Tuesday, April 25, 2006

If you are bored and find your life meaningless...


...then this post will likely not help at all. But it will tell you how other people find meaning. Or at least where they find meaning. Valparaiso has a great data set of religious denomination by county---under a class titled "American Ethnic Geography"---that pretty much confirms what everyone knows, but does it in pretty colors. Baptists are in the South, Lutherans make up a little patch in the middle-North, and Mormons dominate Utah and, um, whatever state is above it. Idaho maybe. Catholics are pretty much everywhere else. A good discussion of some of the details is given at Regions of Mind. Nebraska has an especially interesting history, being divided by its German heritage into strong Lutheran and Catholic segments.

My Antonia by Willa Cather springs to mind as a great description of the cultural incomprehension of immigrants, exposed on the Great Plains to fellow expatriates from the Old Country but of different denominations, who realize the odometer of hate and love has been reset. They can choose to share across a gap that three-hundred years of madness back home had made unbridgeable. My family first settled from Germany in Nebraska; in Kansas City, Missouri, where I was born, there was no area where Catholics had a majority district. (In contrast to French-y St. Louis.) Moving to New Mexico for my parents must have been like a German Catholic visiting Spain.

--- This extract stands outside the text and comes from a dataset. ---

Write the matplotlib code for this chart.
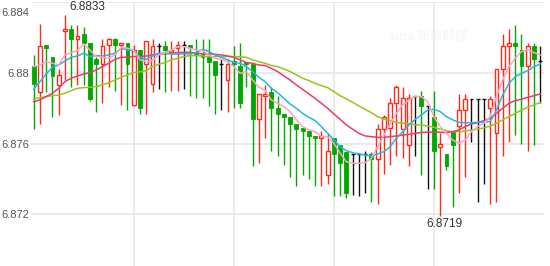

Note the single county in Nebraska that is majority Baptist: that's because there's only one church, and it's Baptist. The most Catholic state is probably New Mexico. The least religious state appears to be Oregon, if I understand the addendum to the Regions of Mind post. There are a few counties where Mennonites or Reformed or whatnots rule. I don't think there are any majority Jewish counties.

Anyhoo: interesting.

2 Comments:

Blogger Justin Cox said...

This map should forever prove my assertion that Missourah is, in fact, a Southern state.

9:45 AM  
Blogger Sean Strasburg said...

except for Catholic St. Louis--that's more like the Ile de France. except midwest.